Smart plants are using constraint-based scheduling to identify the bottleneck operation, then managing flow into that constraint ruthlessly. If your NC lathe can turn 18 parts per hour but your downstream grinder can only process 14 parts per hour, the grinder is your constraint. You do not flood the lathe with work. You feed it the amount of work the grinder can consume, and you run that work through in the tightest sequence possible. Batches shrink. Lead time shrinks. Inventory in work-in-process shrinks. Cash flow improves because money is not tied up in parts waiting for the grinder.

The operational impact is measurable. A mid-sized job shop that moves from a 10-week to a 7-week quoted lead time has just made itself a faster alternative to two competitors. If material procurement is a constraint, that same plant can compress quoted lead time by committing to expedited supplier agreements and building that premium cost into the job price only when the customer demands speed. Some customers will pay it. Some will accept the standard lead time. Either way, you have gained pricing flexibility and moved the decision to the customer instead of hiding behind a default number.

The plants that are compressing lead time the fastest have also abandoned certain comfort zones. They have stopped using lead time padding as a buffer for poor planning. They have stopped allowing "just in case" build-to-stock inventory in areas where demand is actually visible. They have stopped scheduling based on labor availability alone and started scheduling based on the tightest resource. They have stopped accepting the idea that a job has a fixed lead time and started treating it as a variable dependent on priority, material availability, and current queue depth.

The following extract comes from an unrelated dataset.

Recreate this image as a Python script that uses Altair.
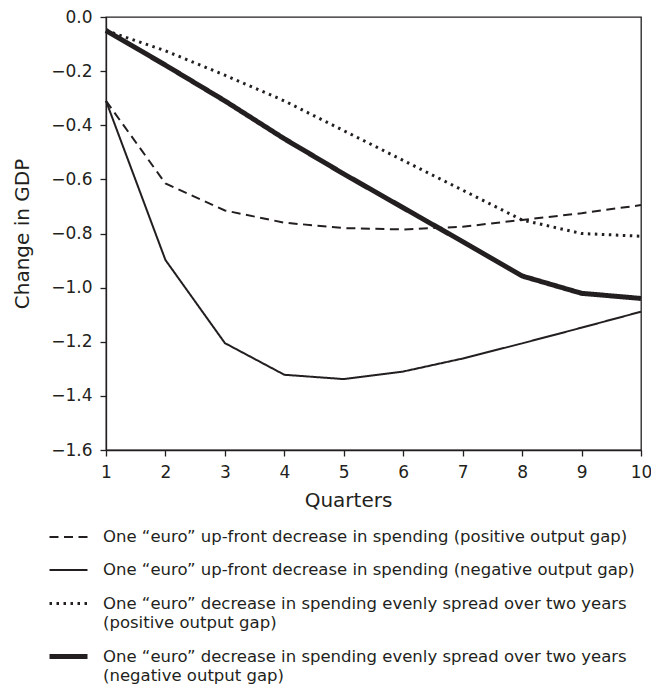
import altair as alt
import pandas as pd

quarters = [1, 2, 3, 4, 5, 6, 7, 8, 9, 10]

series_labels = [
    "One \u201ceuro\u201d up-front decrease in spending (positive output gap)",
    "One \u201ceuro\u201d up-front decrease in spending (negative output gap)",
    "One \u201ceuro\u201d decrease in spending evenly spread over two years\n(positive output gap)",
    "One \u201ceuro\u201d decrease in spending evenly spread over two years\n(negative output gap)",
]

upfront_positive = [-0.31, -0.615, -0.715, -0.76, -0.78, -0.785, -0.775, -0.75, -0.725, -0.695]
upfront_negative = [-0.31, -0.898, -1.205, -1.322, -1.338, -1.31, -1.262, -1.206, -1.148, -1.089]
spread_positive = [-0.05, -0.125, -0.215, -0.31, -0.42, -0.53, -0.64, -0.75, -0.80, -0.81]
spread_negative = [-0.05, -0.178, -0.31, -0.45, -0.58, -0.705, -0.83, -0.957, -1.021, -1.04]

y_ticks = [-1.6, -1.4, -1.2, -1.0, -0.8, -0.6, -0.4, -0.2, 0.0]

values_by_series = [upfront_positive, upfront_negative, spread_positive, spread_negative]
rows = []
for name, vals in zip(series_labels, values_by_series):
    for q, v in zip(quarters, vals):
        rows.append({"quarter": q, "change": v, "series": name})
df = pd.DataFrame(rows)

dash_styles = [[9, 5.5], [1, 0], [2.5, 4.5], [1, 0]]
line_widths = [2, 2, 3, 5]
ink = "#231f20"
font = "DejaVu Sans"

legend = alt.Legend(
    title=None,
    orient="none",
    legendX=-59,
    legendY=500,
    direction="vertical",
    symbolType="stroke",
    symbolSize=1444,
    symbolStrokeColor=ink,
    labelExpr="split(datum.label, '\\n')",
    labelFont=font,
    labelFontSize=16.5,
    labelColor=ink,
    labelLimit=700,
    labelOffset=13,
    rowPadding=4,
    padding=0,
)

chart = alt.Chart(df).mark_line(color=ink, strokeCap="butt").encode(
    x=alt.X(
        "quarter:Q",
        scale=alt.Scale(domain=[1, 10], nice=False, zero=False),
        axis=alt.Axis(title="Quarters", values=quarters, format="d", labelFlush=False,
                      tickSize=6, labelPadding=8,
                      titleX=242, titleY=40, titleAlign="center", titleBaseline="top"),
    ),
    y=alt.Y(
        "change:Q",
        scale=alt.Scale(domain=[-1.6, 0], nice=False, zero=False),
        axis=alt.Axis(title="Change in GDP", values=y_ticks, format=".1f", labelFlush=False,
                      tickSize=6, labelPadding=8,
                      titleX=-78, titleY=216.5, titleAngle=270, titleAlign="center",
                      titleBaseline="alphabetic"),
    ),
    strokeDash=alt.StrokeDash(
        "series:N",
        scale=alt.Scale(domain=series_labels, range=dash_styles),
        legend=legend,
    ),
    strokeWidth=alt.StrokeWidth(
        "series:N",
        scale=alt.Scale(type="ordinal", domain=series_labels, range=line_widths),
        legend=legend,
    ),
).properties(
    width=535,
    height=433,
    autosize=alt.AutoSizeParams(type="none"),
    padding={"left": 98, "top": 9, "right": 10, "bottom": 238},
).configure(
    font=font,
    style={"guide-label": {"lineHeight": 19}},
).configure_view(
    stroke=ink,
    strokeWidth=1.3,
).configure_axis(
    grid=False,
    domainColor=ink,
    domainWidth=1.3,
    tickColor=ink,
    tickWidth=1.3,
    labelColor=ink,
    titleColor=ink,
    labelFont=font,
    titleFont=font,
    labelFontSize=17,
    titleFontSize=20,
    titleFontWeight="normal",
)

chart.save("out.html", embed_options={"renderer": "svg", "actions": False})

For a plant manager or operations director, the practical first step is not buying software. It is mapping where your actual lead time lives. Where do jobs wait longest? Between which operations? Why? Once you have that map, you know where to compress. Then you know what data you need to pull, what visibility you need to build, and what the schedule has to respect. The plants that skip the mapping step and jump to software implementation end up automating the wrong priorities.

Lead time compression is a permanent operational mode, not a project with an end date. It requires discipline, data, and the willingness to question why your quoted lead time exists in the first place. Done right, it becomes your advantage in the market.